Joseph Labosco, 28, said moments later, he saw a man pacing outside, pistol in hand, on King Farm Boulevard. Labosco lives in a corner apartment of a nearby building with a bird’s-eye view of the Friday night homicide.
Police have charged Michael Wayne Adams, 44, with Hadeed’s slaying. Though officials aren’t releasing details about the relationship between the two men who lived in the same upscale development, neighbors are speculating.
Labosco and others called police and could see Hadeed on the sidewalk about 100 feet from Adams’ house, the hood of the local celebrity trainer’s sweatshirt pulled over his head and the light from a nearby lamppost illuminating his dead body.
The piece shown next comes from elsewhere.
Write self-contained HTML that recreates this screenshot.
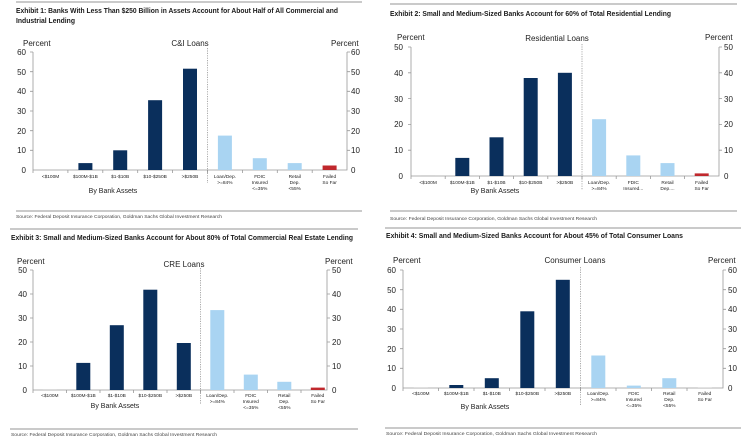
<!DOCTYPE html>
<html><head><meta charset="utf-8"><style>
body{margin:0;background:#fff}
svg{display:block}
text{font-family:"Liberation Sans",Arial,sans-serif;fill:#222}
.t{font-family:"Liberation Sans",sans-serif;font-weight:bold;font-size:7.6px;fill:#1a1a1a}
.p{font-size:8px}
.k{font-size:8px}
.c{font-size:4.8px;text-anchor:middle}
.b{font-size:7px;text-anchor:middle}
.s{font-size:4.8px;fill:#444}
.d{fill:#0a2f5c}.l{fill:#a9d4f2}.r{fill:#c0282d}
.ax{stroke:#999;stroke-width:0.8;fill:none}
.dv{stroke:#888;stroke-width:0.7;stroke-dasharray:1.2,1.2}
.ru{stroke:#aaa;stroke-width:1.2}
</style></head><body>
<svg width="749" height="444" viewBox="0 0 749 444" xmlns="http://www.w3.org/2000/svg">

<!-- Panel 1 -->
<line class="ru" x1="16" y1="2" x2="362" y2="2"/>
<text class="t" x="16" y="13" textLength="322" lengthAdjust="spacingAndGlyphs">Exhibit 1: Banks With Less Than $250 Billion in Assets Account for About Half of All Commercial and</text>
<text class="t" x="16" y="23" textLength="59" lengthAdjust="spacingAndGlyphs">Industrial Lending</text>
<text class="p" x="23" y="46">Percent</text>
<text class="p" x="190" y="46" text-anchor="middle">C&amp;I Loans</text>
<text class="p" x="331" y="46">Percent</text>
<g class="k" text-anchor="end">
<text x="26" y="173">0</text><text x="26" y="153">10</text><text x="26" y="134">20</text><text x="26" y="114">30</text><text x="26" y="94">40</text><text x="26" y="75">50</text><text x="26" y="55">60</text></g>
<g class="k">
<text x="351" y="173">0</text><text x="351" y="153">10</text><text x="351" y="134">20</text><text x="351" y="114">30</text><text x="351" y="94">40</text><text x="351" y="75">50</text><text x="351" y="55">60</text></g>
<path class="ax" d="M33 52V170H347V52M30 52H33M30 71.7H33M30 91.3H33M30 111H33M30 130.7H33M30 150.3H33M347 52H350M347 71.7H350M347 91.3H350M347 111H350M347 130.7H350M347 150.3H350M33 170v3M67.9 170v3M102.8 170v3M137.7 170v3M172.6 170v3M207.5 170v3M242.4 170v3M277.3 170v3M312.2 170v3"/>
<line class="dv" x1="207.5" y1="48" x2="207.5" y2="183"/>
<rect class="d" x="78.4" y="163.1" width="14" height="6.9"/>
<rect class="d" x="113.2" y="150.3" width="14" height="19.7"/>
<rect class="d" x="148.1" y="100.2" width="14" height="69.8"/>
<rect class="d" x="183" y="68.7" width="14" height="101.3"/>
<rect class="l" x="217.9" y="135.6" width="14" height="34.4"/>
<rect class="l" x="252.8" y="158.2" width="14" height="11.8"/>
<rect class="l" x="287.7" y="163.1" width="14" height="6.9"/>
<rect class="r" x="322.6" y="165.5" width="14" height="4.5"/>
<g class="c">
<text x="50.5" y="178">&lt;$100M</text><text x="85.4" y="178">$100M-$1B</text><text x="120.2" y="178">$1-$10B</text><text x="155.1" y="178">$10-$250B</text><text x="190" y="178">&gt;$250B</text>
<text x="224.9" y="178">Loan/Dep.</text><text x="224.9" y="184">&gt;=84%</text>
<text x="259.8" y="178">FDIC</text><text x="259.8" y="184">Insured</text><text x="259.8" y="190">&lt;=35%</text>
<text x="294.7" y="178">Retail</text><text x="294.7" y="184">Dep.</text><text x="294.7" y="190">&lt;55%</text>
<text x="329.6" y="178">Failed</text><text x="329.6" y="184">So Far</text></g>
<text class="b" x="113" y="193">By Bank Assets</text>
<line class="ru" x1="16" y1="211" x2="362" y2="211"/>
<text class="s" x="16" y="218" textLength="206" lengthAdjust="spacingAndGlyphs">Source: Federal Deposit Insurance Corporation, Goldman Sachs Global Investment Research</text>

<!-- Panel 2 -->
<line class="ru" x1="390" y1="4" x2="737" y2="4"/>
<text class="t" x="390" y="16" textLength="281" lengthAdjust="spacingAndGlyphs">Exhibit 2: Small and Medium-Sized Banks Account for 60% of Total Residential Lending</text>
<text class="p" x="397" y="40">Percent</text>
<text class="p" x="557" y="41" text-anchor="middle">Residential Loans</text>
<text class="p" x="705" y="40">Percent</text>
<g class="k" text-anchor="end">
<text x="403" y="179">0</text><text x="403" y="153">10</text><text x="403" y="127">20</text><text x="403" y="102">30</text><text x="403" y="76">40</text><text x="403" y="50">50</text></g>
<g class="k">
<text x="724" y="179">0</text><text x="724" y="153">10</text><text x="724" y="127">20</text><text x="724" y="102">30</text><text x="724" y="76">40</text><text x="724" y="50">50</text></g>
<path class="ax" d="M411 47V176H719V47M408 47H411M408 72.8H411M408 98.6H411M408 124.4H411M408 150.2H411M719 47H722M719 72.8H722M719 98.6H722M719 124.4H722M719 150.2H722M411 176v3M445.2 176v3M479.4 176v3M513.6 176v3M547.8 176v3M582 176v3M616.2 176v3M650.4 176v3M684.6 176v3"/>
<line class="dv" x1="582" y1="44" x2="582" y2="190"/>
<rect x="421.1" y="175.2" width="14" height="0.8" style="fill:#ccc"/>
<rect class="d" x="455.3" y="157.9" width="14" height="18.1"/>
<rect class="d" x="489.5" y="137.3" width="14" height="38.7"/>
<rect class="d" x="523.7" y="78" width="14" height="98"/>
<rect class="d" x="557.9" y="72.8" width="14" height="103.2"/>
<rect class="l" x="592.1" y="119.2" width="14" height="56.8"/>
<rect class="l" x="626.3" y="155.4" width="14" height="20.6"/>
<rect class="l" x="660.5" y="163.1" width="14" height="12.9"/>
<rect class="r" x="694.7" y="173.4" width="14" height="2.6"/>
<g class="c">
<text x="428.1" y="184">&lt;$100M</text><text x="462.3" y="184">$100M-$1B</text><text x="496.5" y="184">$1-$10B</text><text x="530.7" y="184">$10-$250B</text><text x="564.9" y="184">&gt;$250B</text>
<text x="599.1" y="184">Loan/Dep.</text><text x="599.1" y="190">&gt;=84%</text>
<text x="633.3" y="184">FDIC</text><text x="633.3" y="190">Insured...</text>
<text x="667.5" y="184">Retail</text><text x="667.5" y="190">Dep....</text>
<text x="701.7" y="184">Failed</text><text x="701.7" y="190">So Far</text></g>
<text class="b" x="495" y="193">By Bank Assets</text>
<line class="ru" x1="390" y1="211" x2="737" y2="211"/>
<text class="s" x="390" y="220" textLength="207" lengthAdjust="spacingAndGlyphs">Source: Federal Deposit Insurance Corporation, Goldman Sachs Global Investment Research</text>

<!-- Panel 3 -->
<line class="ru" x1="10" y1="229" x2="358" y2="229"/>
<text class="t" x="11" y="240" textLength="342" lengthAdjust="spacingAndGlyphs">Exhibit 3: Small and Medium-Sized Banks Account for About 80% of Total Commercial Real Estate Lending</text>
<text class="p" x="17" y="264">Percent</text>
<text class="p" x="184" y="267" text-anchor="middle">CRE Loans</text>
<text class="p" x="325" y="264">Percent</text>
<g class="k" text-anchor="end">
<text x="27" y="393">0</text><text x="27" y="369">10</text><text x="27" y="345">20</text><text x="27" y="321">30</text><text x="27" y="297">40</text><text x="27" y="273">50</text></g>
<g class="k">
<text x="332" y="393">0</text><text x="332" y="369">10</text><text x="332" y="345">20</text><text x="332" y="321">30</text><text x="332" y="297">40</text><text x="332" y="273">50</text></g>
<path class="ax" d="M33 270V390H327V270M30 270H33M30 294H33M30 318H33M30 342H33M30 366H33M327 270H330M327 294H330M327 318H330M327 342H330M327 366H330M33 390v3M66.5 390v3M100 390v3M133.5 390v3M167 390v3M200.5 390v3M234 390v3M267.5 390v3M301 390v3"/>
<line class="dv" x1="200.5" y1="268" x2="200.5" y2="404"/>
<rect x="42.8" y="389.3" width="14" height="0.7" style="fill:#ccc"/>
<rect class="d" x="76.3" y="362.9" width="14" height="27.1"/>
<rect class="d" x="109.8" y="325.2" width="14" height="64.8"/>
<rect class="d" x="143.3" y="289.7" width="14" height="100.3"/>
<rect class="d" x="176.8" y="343" width="14" height="47"/>
<rect class="l" x="210.3" y="310.1" width="14" height="79.9"/>
<rect class="l" x="243.8" y="374.6" width="14" height="15.4"/>
<rect class="l" x="277.3" y="381.8" width="14" height="8.2"/>
<rect class="r" x="310.8" y="387.6" width="14" height="2.4"/>
<g class="c">
<text x="49.8" y="397">&lt;$100M</text><text x="83.3" y="397">$100M-$1B</text><text x="116.8" y="397">$1-$10B</text><text x="150.3" y="397">$10-$250B</text><text x="183.8" y="397">&gt;$250B</text>
<text x="217.3" y="397">Loan/Dep.</text><text x="217.3" y="403">&gt;=84%</text>
<text x="250.8" y="397">FDIC</text><text x="250.8" y="403">Insured</text><text x="250.8" y="409">&lt;=35%</text>
<text x="284.3" y="397">Retail</text><text x="284.3" y="403">Dep.</text><text x="284.3" y="409">&lt;55%</text>
<text x="317.8" y="397">Failed</text><text x="317.8" y="403">So Far</text></g>
<text class="b" x="115" y="408">By Bank Assets</text>
<line class="ru" x1="10" y1="429" x2="358" y2="429"/>
<text class="s" x="11" y="436" textLength="206" lengthAdjust="spacingAndGlyphs">Source: Federal Deposit Insurance Corporation, Goldman Sachs Global Investment Research</text>

<!-- Panel 4 -->
<line class="ru" x1="385" y1="228" x2="741" y2="228"/>
<text class="t" x="386" y="238" textLength="297" lengthAdjust="spacingAndGlyphs">Exhibit 4: Small and Medium-Sized Banks Account for About 45% of Total Consumer Loans</text>
<text class="p" x="393" y="263">Percent</text>
<text class="p" x="575" y="263" text-anchor="middle">Consumer Loans</text>
<text class="p" x="708" y="263">Percent</text>
<g class="k" text-anchor="end">
<text x="396" y="391">0</text><text x="396" y="371">10</text><text x="396" y="352">20</text><text x="396" y="332">30</text><text x="396" y="312">40</text><text x="396" y="293">50</text><text x="396" y="273">60</text></g>
<g class="k">
<text x="728" y="391">0</text><text x="728" y="371">10</text><text x="728" y="352">20</text><text x="728" y="332">30</text><text x="728" y="312">40</text><text x="728" y="293">50</text><text x="728" y="273">60</text></g>
<path class="ax" d="M403 270V388H723V270M400 270H403M400 289.7H403M400 309.3H403M400 329H403M400 348.7H403M400 368.3H403M723 270H726M723 289.7H726M723 309.3H726M723 329H726M723 348.7H726M723 368.3H726M403 388v3M438.5 388v3M474 388v3M509.5 388v3M545 388v3M580.5 388v3M616 388v3M651.5 388v3M687 388v3"/>
<line class="dv" x1="580.5" y1="267" x2="580.5" y2="405"/>
<rect x="413.8" y="387.4" width="14" height="0.6" style="fill:#ccc"/>
<rect class="d" x="449.3" y="385" width="14" height="3"/>
<rect class="d" x="484.8" y="378.2" width="14" height="9.8"/>
<rect class="d" x="520.3" y="311.3" width="14" height="76.7"/>
<rect class="d" x="555.8" y="279.8" width="14" height="108.2"/>
<rect class="l" x="591.3" y="355.5" width="14" height="32.5"/>
<rect class="l" x="626.8" y="385.6" width="14" height="2.4"/>
<rect class="l" x="662.3" y="378.2" width="14" height="9.8"/>
<rect x="697.8" y="387.6" width="14" height="0.4" style="fill:#ccc"/>
<g class="c">
<text x="420.8" y="395">&lt;$100M</text><text x="456.3" y="395">$100M-$1B</text><text x="491.8" y="395">$1-$10B</text><text x="527.3" y="395">$10-$250B</text><text x="562.8" y="395">&gt;$250B</text>
<text x="598.3" y="395">Loan/Dep.</text><text x="598.3" y="401">&gt;=84%</text>
<text x="633.8" y="395">FDIC</text><text x="633.8" y="401">Insured</text><text x="633.8" y="407">&lt;=35%</text>
<text x="669.3" y="395">Retail</text><text x="669.3" y="401">Dep.</text><text x="669.3" y="407">&lt;55%</text>
<text x="704.8" y="395">Failed</text><text x="704.8" y="401">So Far</text></g>
<text class="b" x="485" y="409">By Bank Assets</text>
<line class="ru" x1="385" y1="428" x2="741" y2="428"/>
<text class="s" x="386" y="435" textLength="211" lengthAdjust="spacingAndGlyphs">Source: Federal Deposit Insurance Corporation, Goldman Sachs Global Investment Research</text>
</svg>
</body></html>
Adams, neighbors say, re-entered his own home nearby, flipped off the lights and lurched out of the garage in a dark SUV with the headlights off, heading away from the scene. Hours later, Adams re-emerged in Virginia, where he turned himself in to Fairfax County Police. He is awaiting extradition.
Neighbors say Adams is single, is often seen walking a mixed-breed black dog and keeps well-organized athletic equipment in his garage, which could explain a link between Hadeed and him.
Hadeed ran Elite Athlete Training Systems Inc. using space in Gaithersburg’s Philbin’s Family Fitness & Athletic Training Center, owned by his longtime mentor, John Philbin. For years, Philbin kept Hadeed under his wing, helping him get a foot in the door with the Redskins and the Ravens, and had him asan assistant as Philbin trained the U.S. bobsled team.
But for many, it’s Hadeed’s close work with area high school football players that will leave the biggest impression.
“He was tough, but they always knew he cared. He was a father, a mentor and will be missed,” Philbin said.
Police say they’re trying to determine a motive, but many in the neighborhood believe money was involved.